La sombre rêverie du barde islandais Jóhann Jóhannsson
Il fallait s’armer de patience ce samedi 30 Septembre au Palais des Beaux-Arts pour voir Jóhann Jóhannsson, tête d’affiche de l’édition 2017 du Bozar Electronic Arts Festival Les festivités démarrent à 20h30, avec les tripatouillages de Phew. Cette DJ musicienne électronique sexagénaire qui a collaboré avec Ryuchi Sakamoto produit de la musique électronique abstraite et torture ses machines électroniques, pour en tirer des sons distordus. A sa gauche sur une petite table, un sampler Roland SP404. Au centre, une console Mackie. Si ces noms ne vous disent rien, c’est normal, nous sommes dans le monde du DJing et de l’électro. Au bout de dix minutes, pour protester contre les traitements inhumains et dégradants infligés à son matériel, je quitte la petite salle bondée.
Un heure plus tard, j’assiste au show de William Basinski, venu présenter « A Shadow in Time », dont la première a lieu ce soir même. Conçue comme un éloge à David Bowie, la moitié de la pièce est une vague de mélodies et de drones basée sur des enregistrements de violons sur bandes magnétiques. L’autre moitié a été écrite pour le synthétiseur analogue Voyetra 8 et se concentre également sur des harmonies évoluant lentement, accentuées par des glitchs occasionnels ou un piano distant. Basinski s’attèle à la composition depuis trente ans déjà et est considéré comme l’un des pionniers de la musique drone aux harmonies répétitives, oscillant entre mélancolie et temps qui passe.

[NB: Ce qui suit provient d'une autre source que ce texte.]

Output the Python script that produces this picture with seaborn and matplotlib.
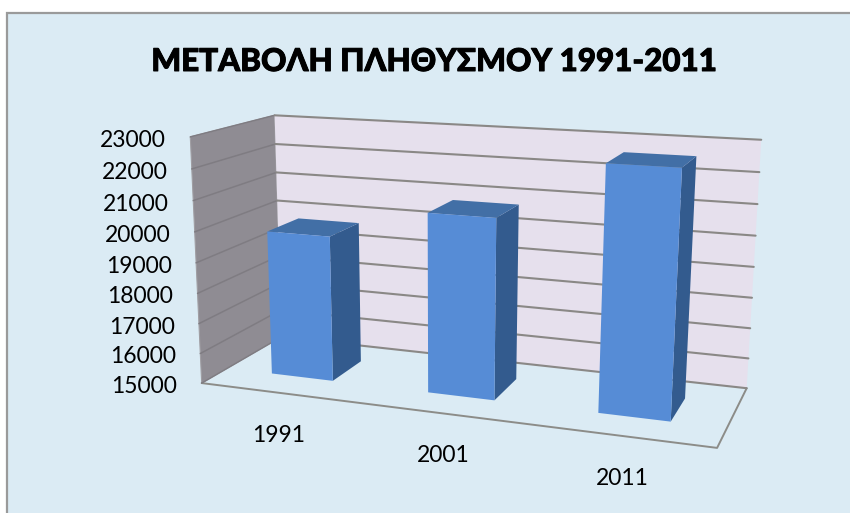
import numpy as np
import matplotlib
matplotlib.use("Agg")
import matplotlib.pyplot as plt
import matplotlib.patheffects as pe
import pandas as pd
import seaborn as sns
from matplotlib.patches import Polygon, Rectangle
from matplotlib.transforms import Transform

title = "ΜΕΤΑΒΟΛΗ ΠΛΗΘΥΣΜΟΥ 1991-2011"
years = ["1991", "2001", "2011"]
population = [19800, 20800, 22650]
z_ticks = [15000, 16000, 17000, 18000, 19000, 20000, 21000, 22000, 23000]

Z_MIN, Z_MAX = z_ticks[0], z_ticks[-1]
X_MIN, X_MAX = -0.5, 2.5
BAR_WIDTH = 0.4
BAR_FRONT, BAR_BACK = 0.3, 0.7

# where the corners of the chart box sit in the picture: (x, depth, z) -> (px, py)
box_corners = [
    ((X_MIN, 0, Z_MIN), (203, 382)),
    ((X_MAX, 0, Z_MIN), (717, 449)),
    ((X_MIN, 1, Z_MIN), (280, 338)),
    ((X_MAX, 1, Z_MIN), (747, 387)),
    ((X_MIN, 0, Z_MAX), (189, 137)),
    ((X_MIN, 1, Z_MAX), (276, 115)),
    ((X_MAX, 1, Z_MAX), (761, 140)),
]


def fit_camera(corners):
    rows, rhs = [], []
    for (x, d, z), (u, v) in corners:
        p = [x, d, (z - Z_MIN) / (Z_MAX - Z_MIN), 1]
        rows.append(p + [0, 0, 0, 0] + [-u * c for c in p[:3]])
        rhs.append(u)
        rows.append([0, 0, 0, 0] + p + [-v * c for c in p[:3]])
        rhs.append(v)
    sol = np.linalg.lstsq(np.array(rows, float), np.array(rhs, float), rcond=None)[0]
    return np.append(sol, 1).reshape(3, 4)


camera = fit_camera(box_corners)


def project(x, d, z):
    x, d, z = np.broadcast_arrays(x, d, z)
    pts = np.stack([x, d, (z - Z_MIN) / (Z_MAX - Z_MIN), np.ones_like(x, dtype=float)])
    u, v, w = camera @ pts
    return np.column_stack([u / w, v / w])


class DepthPlane(Transform):
    # maps (category, value) of the bars onto a plane at a given depth
    input_dims = 2
    output_dims = 2
    is_separable = False
    has_inverse = False

    def __init__(self, plane_depth):
        super().__init__()
        self.plane_depth = plane_depth

    def transform_non_affine(self, values):
        values = np.asarray(values, float)
        return project(values[:, 0], self.plane_depth, values[:, 1])


sns.set_theme(style="white")
plt.rcParams["font.family"] = ["Lato", "Open Sans", "DejaVu Sans"]

df = pd.DataFrame({"year": years, "population": population})

fig = plt.figure(figsize=(8.5, 5.13), dpi=100, facecolor="white")
ax = fig.add_axes([0, 0, 1, 1])

sns.barplot(data=df, x="year", y="population", color="#568CD6", saturation=1,
            width=BAR_WIDTH, linewidth=0, ax=ax, zorder=5)

ax.set_xlim(0, 850)
ax.set_ylim(513, 0)
ax.axis("off")

# panel
ax.add_patch(Rectangle((7.5, 12.5), 860, 520, facecolor="#DBEBF4", edgecolor="#9A9A9A",
                       linewidth=1.6, zorder=0))

# walls
left_wall = project([X_MIN, X_MIN, X_MIN, X_MIN], [0, 1, 1, 0], [Z_MIN, Z_MIN, Z_MAX, Z_MAX])
back_wall = project([X_MIN, X_MAX, X_MAX, X_MIN], [1, 1, 1, 1], [Z_MIN, Z_MIN, Z_MAX, Z_MAX])
ax.add_patch(Polygon(left_wall, facecolor="#8F8C93", edgecolor="#A09EA3", linewidth=0.8, zorder=1))
ax.add_patch(Polygon(back_wall, facecolor="#E6E0ED", edgecolor="none", zorder=1))

# floor outline
floor_line = project([X_MIN, X_MAX, X_MAX], [0, 0, 1], [Z_MIN, Z_MIN, Z_MIN])
ax.plot(floor_line[:, 0], floor_line[:, 1], color="#8C8C88", lw=1.4, zorder=2)

# gridlines and value labels
for tick in z_ticks:
    grid = project([X_MIN, X_MIN, X_MAX], [0, 1, 1], [tick, tick, tick])
    ax.plot(grid[:2, 0], grid[:2, 1], color="#7F7C82", lw=1.1, zorder=2)
    ax.plot(grid[1:, 0], grid[1:, 1], color="#8A8886", lw=1.5, zorder=2)
    ax.annotate(str(tick), xy=grid[0], xycoords="data", xytext=(-17.5, -2.5),
                textcoords="offset points", ha="right", va="center",
                fontsize=16.5, color="black", zorder=6)

# category labels
for i, year in enumerate(years):
    anchor = project(i, 0, Z_MIN)[0]
    ax.annotate(year, xy=anchor, xycoords="data", xytext=(0.5, -30.5),
                textcoords="offset points", ha="center", va="center",
                fontsize=16.5, color="black", zorder=6)

# turn the flat seaborn bars into boxes
front_plane = DepthPlane(BAR_FRONT) + ax.transData
for bar, value in zip(ax.patches[:len(years)], population):
    left, right = bar.get_x(), bar.get_x() + bar.get_width()
    top = project([left, right, right, left],
                  [BAR_FRONT, BAR_FRONT, BAR_BACK, BAR_BACK], [value] * 4)
    side = project([right, right, right, right],
                   [BAR_FRONT, BAR_BACK, BAR_BACK, BAR_FRONT],
                   [Z_MIN, Z_MIN, value, value])
    ax.add_patch(Polygon(side, facecolor="#335B8E", edgecolor="none", zorder=4))
    ax.add_patch(Polygon(top, facecolor="#426FA6", edgecolor="none", zorder=4))
    bar.set_y(Z_MIN)
    bar.set_height(value - Z_MIN)
    bar.set_transform(front_plane)
    bar.set_clip_on(False)

title_text = ax.text(434.5, 62, title, ha="center", va="center", fontsize=22.6, fontweight=900,
                     color="black", zorder=6)
title_text.set_path_effects([pe.withStroke(linewidth=0.7, foreground="black")])

fig.savefig("out.png", dpi=100)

En attendant, je regarde ma montre, plus que 40 minutes avant Jóhannsson.
Quand les lumières s’éteignent à 23h15 pour accueillir sur scène Jóhann Jóhannsson, le public est déjà conquis. Sur scène, les membres d’Echo Collective, ensemble classique de violons et violoncelle s’installent. Mais les yeux des spectateurs sont rivés sur un bien bel objet à gauche de la scène: un gros lecteur de bande magnétiques. Jóhann Jóhannsson installe lentement une grande bobine sur le lecteur, et une voix étrange d’enfant sort des haut-parleurs, récitant des nombres en allemand, tirés d’une station radio en ondes courtes qui émettait des suites de nombre pendant la guerre froide. Dès les premières notes de Song for Europa, tiré de son dernier album Orphéeparu sur Deutsche Grammophon, les cordes submergent la salle. La musique se fraie un chemin dans l’auditoire, comme une rêverie ou un demi-sommeil, quelque part entre les compositions répétitives de Philip Glass et les mélodies graves de Max Richter, qui comme Johansson a composé moultes musiques de film. Beaucoup de titres joués ce soir sont issus du très beau Englabörn (Sálfræðingur, Odi Et Amo), son premier album, déjà très classique mais avec des touches d’electro.
Le concert s’achève vers 0h30 dans un tonnerre d’applaudissement et une standing ovation. Le public, fatigué mais debout, est tombé sous le charme du barde islandais.